Current observational tools like satellite sensors and ocean floats are inadequate to track roughly half of the heat believed to have built up on the earth in recent years, a new research says.
Scientists at the National Centre for Atmospheric Research (NCAR) warn that such instruments are inadequate to track this “missing” heat, which may be building up in the deep oceans or elsewhere in the climate system.
“The heat will come back to haunt us sooner or later,” says NCAR scientist Kevin Trenberth, lead study author.
“The reprieve we’ve had from warming temperatures in the last few years will not continue.
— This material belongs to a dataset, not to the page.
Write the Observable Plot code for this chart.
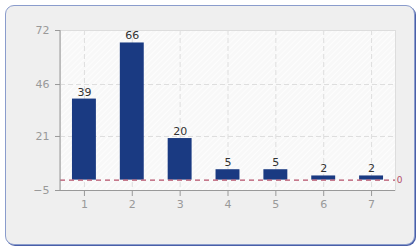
<!DOCTYPE html>
<html><head><meta charset="utf-8">
<script src="https://cdn.jsdelivr.net/npm/d3@7"></script>
<script src="https://cdn.jsdelivr.net/npm/@observablehq/plot@0.6"></script>
<style>
html,body{margin:0;padding:0;background:#fff;}
#wrap{position:relative;width:420px;height:250px;}
#frame{position:absolute;left:5px;top:5px;width:408px;height:238px;border:1px solid #8a9ccc;border-radius:9px;background:#efefef;box-shadow:1px 1px 0 #4a5fa8;}
#chart{position:absolute;left:0;top:0;}
</style></head>
<body>
<div id="wrap"><div id="frame"></div><div id="chart"></div></div>
<script>
const categories = ["1","2","3","4","5","6","7"];
const values = [39, 66, 20, 5, 5, 2, 2];
const yTicks = [72, 46, 21, -5];
const gridYTicks = [46, 21];
const refValue = [0];

const data = categories.map((c, i) => ({cat: c, v: values[i]}));
const font = "Tahoma, 'DejaVu Sans', sans-serif";

const plot = Plot.plot({
  width: 420, height: 250,
  marginLeft: 60, marginRight: 25, marginTop: 30, marginBottom: 60,
  style: {background: "transparent", fontFamily: font, fontSize: "10.5px"},
  x: {domain: categories, paddingInner: 0.5, paddingOuter: 0.25, round: false, label: null},
  y: {domain: [-5, 72], label: null},
  marks: [
    Plot.frame({fill: "url(#hatch)", stroke: "#dddddd"}),
    Plot.gridY(gridYTicks, {stroke: "#dedede", strokeOpacity: 1, strokeDasharray: "5,3"}),
    Plot.gridX(categories, {stroke: "#dedede", strokeOpacity: 1, strokeDasharray: "5,3"}),
    Plot.barY(data, {x: "cat", y: "v", fill: "#1a3a82"}),
    Plot.ruleY(refValue, {stroke: "#b5506a", strokeDasharray: "5,4", strokeWidth: 1.2}),
    Plot.text(refValue, {x: () => categories[categories.length-1], y: d => d, text: d => String(d), dx: 28, fill: "#b5506a", fontSize: 9, textAnchor: "middle"}),
    Plot.text(data, {x: "cat", y: "v", text: d => String(d.v), dy: -7, fill: "#333", fontSize: 11}),
    Plot.axisY(yTicks, {tickSize: 5, tickPadding: 6, stroke: "#999", color: "#999", fontSize: 11}),
    Plot.axisX(categories, {tickSize: 6, tickPadding: 4, stroke: "#999", color: "#999", fontSize: 11}),
    Plot.ruleY([-5], {stroke: "#999"})
  ]
});

const svg = d3.select(plot);
const defs = svg.insert("defs", ":first-child");
const pat = defs.append("pattern").attr("id", "hatch").attr("patternUnits", "userSpaceOnUse")
  .attr("width", 4).attr("height", 4).attr("patternTransform", "rotate(45)");
pat.append("rect").attr("width", 4).attr("height", 4).attr("fill", "#f8f8f8");
pat.append("line").attr("x1", 0).attr("y1", 0).attr("x2", 0).attr("y2", 4).attr("stroke", "#ffffff").attr("stroke-width", 1.5);
// y axis line along the left edge of the plot area
svg.append("line").attr("x1", 60).attr("x2", 60).attr("y1", 30).attr("y2", 190).attr("stroke", "#999");
document.getElementById("chart").appendChild(plot);
</script>
</body></html>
It is critical to track the build-up of energy in our climate system so we can understand what is happening and predict our future climate,” Trenberth adds.
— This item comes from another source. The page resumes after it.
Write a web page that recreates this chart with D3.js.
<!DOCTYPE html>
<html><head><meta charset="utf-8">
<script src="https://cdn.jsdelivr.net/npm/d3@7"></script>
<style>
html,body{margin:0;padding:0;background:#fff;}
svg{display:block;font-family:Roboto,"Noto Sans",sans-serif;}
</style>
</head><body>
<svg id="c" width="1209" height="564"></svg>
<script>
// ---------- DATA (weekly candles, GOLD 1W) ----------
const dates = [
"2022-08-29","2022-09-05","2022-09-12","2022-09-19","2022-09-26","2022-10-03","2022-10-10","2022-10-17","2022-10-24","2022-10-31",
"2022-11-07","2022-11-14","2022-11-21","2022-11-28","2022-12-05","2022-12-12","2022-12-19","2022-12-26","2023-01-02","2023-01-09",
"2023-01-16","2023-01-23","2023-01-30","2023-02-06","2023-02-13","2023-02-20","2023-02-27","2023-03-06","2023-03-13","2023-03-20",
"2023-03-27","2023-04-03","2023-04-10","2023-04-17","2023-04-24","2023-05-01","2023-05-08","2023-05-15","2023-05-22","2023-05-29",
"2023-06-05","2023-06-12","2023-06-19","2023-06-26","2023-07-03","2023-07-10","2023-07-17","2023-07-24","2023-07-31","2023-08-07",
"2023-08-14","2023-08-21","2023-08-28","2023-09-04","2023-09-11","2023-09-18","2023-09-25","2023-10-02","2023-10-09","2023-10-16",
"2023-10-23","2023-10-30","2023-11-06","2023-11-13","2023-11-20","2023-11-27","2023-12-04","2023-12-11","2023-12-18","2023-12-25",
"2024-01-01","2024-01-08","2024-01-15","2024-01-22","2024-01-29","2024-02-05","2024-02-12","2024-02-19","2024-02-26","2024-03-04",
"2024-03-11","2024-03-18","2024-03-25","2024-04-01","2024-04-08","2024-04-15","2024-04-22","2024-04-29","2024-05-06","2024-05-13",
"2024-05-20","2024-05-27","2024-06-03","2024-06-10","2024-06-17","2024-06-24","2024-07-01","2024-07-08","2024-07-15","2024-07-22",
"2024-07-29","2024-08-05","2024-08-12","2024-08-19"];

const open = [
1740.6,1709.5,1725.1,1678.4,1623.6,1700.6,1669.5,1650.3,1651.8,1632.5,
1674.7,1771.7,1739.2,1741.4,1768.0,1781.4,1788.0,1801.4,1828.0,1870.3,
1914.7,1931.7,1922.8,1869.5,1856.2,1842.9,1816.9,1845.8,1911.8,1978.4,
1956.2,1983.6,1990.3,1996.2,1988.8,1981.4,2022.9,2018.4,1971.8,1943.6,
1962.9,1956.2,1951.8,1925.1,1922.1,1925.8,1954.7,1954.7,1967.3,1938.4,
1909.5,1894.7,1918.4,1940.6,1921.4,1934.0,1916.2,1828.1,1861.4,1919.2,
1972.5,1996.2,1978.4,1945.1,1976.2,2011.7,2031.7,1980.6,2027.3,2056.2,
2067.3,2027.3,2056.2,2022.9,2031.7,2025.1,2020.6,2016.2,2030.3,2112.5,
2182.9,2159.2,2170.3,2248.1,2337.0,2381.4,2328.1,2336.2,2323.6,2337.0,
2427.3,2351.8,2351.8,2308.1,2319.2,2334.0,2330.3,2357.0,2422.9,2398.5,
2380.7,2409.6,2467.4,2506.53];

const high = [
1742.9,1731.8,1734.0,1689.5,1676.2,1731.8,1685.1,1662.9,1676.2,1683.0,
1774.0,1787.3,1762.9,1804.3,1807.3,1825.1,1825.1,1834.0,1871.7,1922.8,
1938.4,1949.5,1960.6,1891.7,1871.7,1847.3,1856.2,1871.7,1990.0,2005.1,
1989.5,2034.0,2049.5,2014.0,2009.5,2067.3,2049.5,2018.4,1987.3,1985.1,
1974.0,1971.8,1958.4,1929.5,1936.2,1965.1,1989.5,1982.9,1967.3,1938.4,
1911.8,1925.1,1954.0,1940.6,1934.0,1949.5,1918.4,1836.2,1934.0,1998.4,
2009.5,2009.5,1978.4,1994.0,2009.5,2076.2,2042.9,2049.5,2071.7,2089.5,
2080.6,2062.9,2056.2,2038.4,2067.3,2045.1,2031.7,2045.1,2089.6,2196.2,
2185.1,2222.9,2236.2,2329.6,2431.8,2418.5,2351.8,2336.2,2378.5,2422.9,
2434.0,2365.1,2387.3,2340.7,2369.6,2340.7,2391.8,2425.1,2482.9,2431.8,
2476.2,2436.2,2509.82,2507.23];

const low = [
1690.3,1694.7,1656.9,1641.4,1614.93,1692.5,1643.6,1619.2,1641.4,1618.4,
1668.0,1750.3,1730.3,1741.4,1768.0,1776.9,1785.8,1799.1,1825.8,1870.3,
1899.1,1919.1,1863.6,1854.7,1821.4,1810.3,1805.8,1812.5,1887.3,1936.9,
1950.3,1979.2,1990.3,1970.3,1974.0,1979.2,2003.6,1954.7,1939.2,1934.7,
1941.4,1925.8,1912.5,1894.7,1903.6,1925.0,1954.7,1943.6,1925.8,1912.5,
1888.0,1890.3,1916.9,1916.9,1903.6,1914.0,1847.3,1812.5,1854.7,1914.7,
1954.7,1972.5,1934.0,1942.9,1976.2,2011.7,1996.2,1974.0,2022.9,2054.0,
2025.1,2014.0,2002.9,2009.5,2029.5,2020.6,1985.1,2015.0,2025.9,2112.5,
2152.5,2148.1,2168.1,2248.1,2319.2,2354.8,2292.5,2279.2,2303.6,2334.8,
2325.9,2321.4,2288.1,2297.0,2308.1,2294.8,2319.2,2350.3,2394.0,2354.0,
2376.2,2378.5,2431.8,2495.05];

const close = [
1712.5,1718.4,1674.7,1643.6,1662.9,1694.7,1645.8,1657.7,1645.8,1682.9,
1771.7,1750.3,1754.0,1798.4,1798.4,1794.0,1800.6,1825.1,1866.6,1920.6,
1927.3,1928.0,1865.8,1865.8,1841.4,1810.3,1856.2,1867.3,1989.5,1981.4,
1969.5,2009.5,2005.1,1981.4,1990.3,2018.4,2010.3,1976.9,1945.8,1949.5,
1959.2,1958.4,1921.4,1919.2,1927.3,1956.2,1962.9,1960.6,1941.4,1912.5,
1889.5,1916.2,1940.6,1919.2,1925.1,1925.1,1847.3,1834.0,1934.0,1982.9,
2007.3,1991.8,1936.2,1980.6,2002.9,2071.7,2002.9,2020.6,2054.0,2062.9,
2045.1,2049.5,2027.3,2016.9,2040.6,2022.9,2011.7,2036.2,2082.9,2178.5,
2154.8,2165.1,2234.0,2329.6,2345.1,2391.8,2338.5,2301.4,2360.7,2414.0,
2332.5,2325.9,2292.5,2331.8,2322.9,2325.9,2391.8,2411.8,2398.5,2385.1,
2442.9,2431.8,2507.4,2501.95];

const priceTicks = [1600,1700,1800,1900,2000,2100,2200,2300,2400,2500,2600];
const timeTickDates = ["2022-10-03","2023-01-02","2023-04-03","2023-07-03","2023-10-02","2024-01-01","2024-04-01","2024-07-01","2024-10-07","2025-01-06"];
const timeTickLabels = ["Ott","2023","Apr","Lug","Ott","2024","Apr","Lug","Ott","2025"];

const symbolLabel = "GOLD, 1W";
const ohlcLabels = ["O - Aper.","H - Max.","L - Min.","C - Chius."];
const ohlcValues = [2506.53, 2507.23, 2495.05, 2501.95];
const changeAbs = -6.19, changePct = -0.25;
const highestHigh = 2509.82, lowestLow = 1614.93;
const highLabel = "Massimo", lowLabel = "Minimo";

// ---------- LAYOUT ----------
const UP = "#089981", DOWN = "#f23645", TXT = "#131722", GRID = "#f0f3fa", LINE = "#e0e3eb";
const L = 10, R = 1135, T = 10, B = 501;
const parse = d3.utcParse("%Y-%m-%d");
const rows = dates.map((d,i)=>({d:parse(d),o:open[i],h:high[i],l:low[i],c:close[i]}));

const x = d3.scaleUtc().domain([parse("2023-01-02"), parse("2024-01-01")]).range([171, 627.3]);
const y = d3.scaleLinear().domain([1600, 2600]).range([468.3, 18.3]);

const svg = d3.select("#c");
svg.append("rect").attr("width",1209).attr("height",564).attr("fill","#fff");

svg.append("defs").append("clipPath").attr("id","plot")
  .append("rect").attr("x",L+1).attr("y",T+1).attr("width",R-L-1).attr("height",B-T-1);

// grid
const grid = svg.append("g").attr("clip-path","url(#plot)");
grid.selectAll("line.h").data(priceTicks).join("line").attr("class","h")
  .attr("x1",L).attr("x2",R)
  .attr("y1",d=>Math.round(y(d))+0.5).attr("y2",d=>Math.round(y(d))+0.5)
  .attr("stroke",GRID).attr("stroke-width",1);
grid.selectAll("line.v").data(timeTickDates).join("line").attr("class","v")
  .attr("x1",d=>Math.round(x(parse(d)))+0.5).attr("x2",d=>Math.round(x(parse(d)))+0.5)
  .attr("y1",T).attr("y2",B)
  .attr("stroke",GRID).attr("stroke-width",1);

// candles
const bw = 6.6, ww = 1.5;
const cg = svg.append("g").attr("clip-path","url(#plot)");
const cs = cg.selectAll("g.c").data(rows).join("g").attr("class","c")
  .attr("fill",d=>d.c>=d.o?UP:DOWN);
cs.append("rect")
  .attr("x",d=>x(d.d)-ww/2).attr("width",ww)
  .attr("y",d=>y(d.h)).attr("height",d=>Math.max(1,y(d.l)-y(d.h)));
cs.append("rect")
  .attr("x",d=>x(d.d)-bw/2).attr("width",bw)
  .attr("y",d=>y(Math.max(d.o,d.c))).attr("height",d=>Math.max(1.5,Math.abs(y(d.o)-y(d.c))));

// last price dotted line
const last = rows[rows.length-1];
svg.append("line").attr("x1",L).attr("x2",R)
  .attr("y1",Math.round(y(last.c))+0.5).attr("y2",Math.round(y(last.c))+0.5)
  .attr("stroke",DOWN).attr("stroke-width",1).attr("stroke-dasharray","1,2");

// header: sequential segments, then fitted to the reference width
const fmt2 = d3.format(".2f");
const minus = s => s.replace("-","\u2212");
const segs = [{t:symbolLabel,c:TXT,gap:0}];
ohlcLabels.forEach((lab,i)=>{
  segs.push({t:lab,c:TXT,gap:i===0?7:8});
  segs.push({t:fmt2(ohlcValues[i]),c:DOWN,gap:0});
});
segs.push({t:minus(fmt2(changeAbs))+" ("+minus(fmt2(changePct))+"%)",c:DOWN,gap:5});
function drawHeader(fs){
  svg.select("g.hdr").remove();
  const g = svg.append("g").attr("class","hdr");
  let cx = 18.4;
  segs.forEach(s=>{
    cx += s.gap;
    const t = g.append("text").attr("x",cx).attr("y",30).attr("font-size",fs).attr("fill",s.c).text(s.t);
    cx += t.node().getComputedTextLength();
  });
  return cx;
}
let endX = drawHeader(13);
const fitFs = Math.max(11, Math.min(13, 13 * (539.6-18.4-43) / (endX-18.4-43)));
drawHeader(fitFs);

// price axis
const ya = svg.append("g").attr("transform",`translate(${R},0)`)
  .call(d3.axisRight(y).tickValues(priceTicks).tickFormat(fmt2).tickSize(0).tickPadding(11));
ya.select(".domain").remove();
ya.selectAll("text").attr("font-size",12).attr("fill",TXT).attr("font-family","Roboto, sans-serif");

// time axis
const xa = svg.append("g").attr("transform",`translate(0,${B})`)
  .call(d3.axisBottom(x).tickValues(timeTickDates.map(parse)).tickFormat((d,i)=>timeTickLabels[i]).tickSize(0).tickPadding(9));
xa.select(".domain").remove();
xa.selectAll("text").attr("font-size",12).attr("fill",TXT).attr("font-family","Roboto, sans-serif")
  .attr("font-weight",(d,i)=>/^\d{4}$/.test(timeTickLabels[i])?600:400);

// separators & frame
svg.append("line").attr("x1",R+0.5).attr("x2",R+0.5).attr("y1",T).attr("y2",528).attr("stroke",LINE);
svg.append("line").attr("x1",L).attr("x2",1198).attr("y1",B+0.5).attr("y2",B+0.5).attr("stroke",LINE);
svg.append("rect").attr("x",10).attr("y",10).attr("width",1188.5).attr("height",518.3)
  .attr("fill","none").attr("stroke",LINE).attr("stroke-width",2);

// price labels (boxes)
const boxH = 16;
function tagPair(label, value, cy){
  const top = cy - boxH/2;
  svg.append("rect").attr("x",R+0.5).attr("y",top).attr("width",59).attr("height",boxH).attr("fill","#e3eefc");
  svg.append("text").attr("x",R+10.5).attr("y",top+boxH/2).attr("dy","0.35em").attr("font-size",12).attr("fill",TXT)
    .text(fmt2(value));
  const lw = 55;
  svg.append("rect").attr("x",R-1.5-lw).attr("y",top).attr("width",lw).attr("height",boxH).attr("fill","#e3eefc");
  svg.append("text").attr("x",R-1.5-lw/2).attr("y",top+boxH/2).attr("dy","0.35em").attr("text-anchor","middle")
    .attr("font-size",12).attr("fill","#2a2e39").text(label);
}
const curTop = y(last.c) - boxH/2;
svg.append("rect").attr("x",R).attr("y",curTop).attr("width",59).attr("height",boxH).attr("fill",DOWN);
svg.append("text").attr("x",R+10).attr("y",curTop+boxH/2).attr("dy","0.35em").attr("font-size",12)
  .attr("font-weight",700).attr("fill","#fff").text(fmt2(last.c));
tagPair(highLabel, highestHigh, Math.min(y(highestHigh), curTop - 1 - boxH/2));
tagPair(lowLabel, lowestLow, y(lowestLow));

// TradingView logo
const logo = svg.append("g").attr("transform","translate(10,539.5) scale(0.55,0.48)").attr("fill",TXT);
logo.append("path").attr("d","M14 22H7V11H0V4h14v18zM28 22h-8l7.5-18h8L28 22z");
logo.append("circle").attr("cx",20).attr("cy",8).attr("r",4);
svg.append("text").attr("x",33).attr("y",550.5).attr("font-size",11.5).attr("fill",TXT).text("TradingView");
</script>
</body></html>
The authors suggest that last year’s rapid onset of El Niño, the periodic event in which upper ocean waters across much of the tropical Pacific Ocean become significantly warmer, may be one way in which the solar energy has reappeared.
Trenberth and his co-author, NCAR scientist John Fasullo, focused on a central mystery of climate change.
Whereas satellite instruments indicate that greenhouse gases are continuing to trap more solar energy, or heat, scientists since 2003 have been unable to determine where much of that heat is going.
Either the satellite observations are incorrect, says Trenberth, or, more likely, large amounts of heat are penetrating to regions that are not adequately measured, such as the deepest parts of the oceans.
Compounding the problem, Earth’s surface temperatures have largely levelled off in recent years.
Yet melting glaciers and Arctic sea ice, along with rising sea levels, indicate that heat is continuing to have profound effects on the planet.
In their Perspectives article, Trenberth and Fasullo explain that it is imperative to better measure the flow of energy through Earth’s climate system.
But tracking the growing amount of heat on Earth is far more complicated than measuring temperatures at the planet’s surface, said an NCAR release.
The oceans absorb about 90 percent of the solar energy that is trapped by greenhouse gases.
Additional amounts of heat go toward melting glaciers and sea ice, as well as warming the land and parts of the atmosphere. Only a tiny fraction warms the air at the planet’s surface.
The study was published in this week’s issue of Science.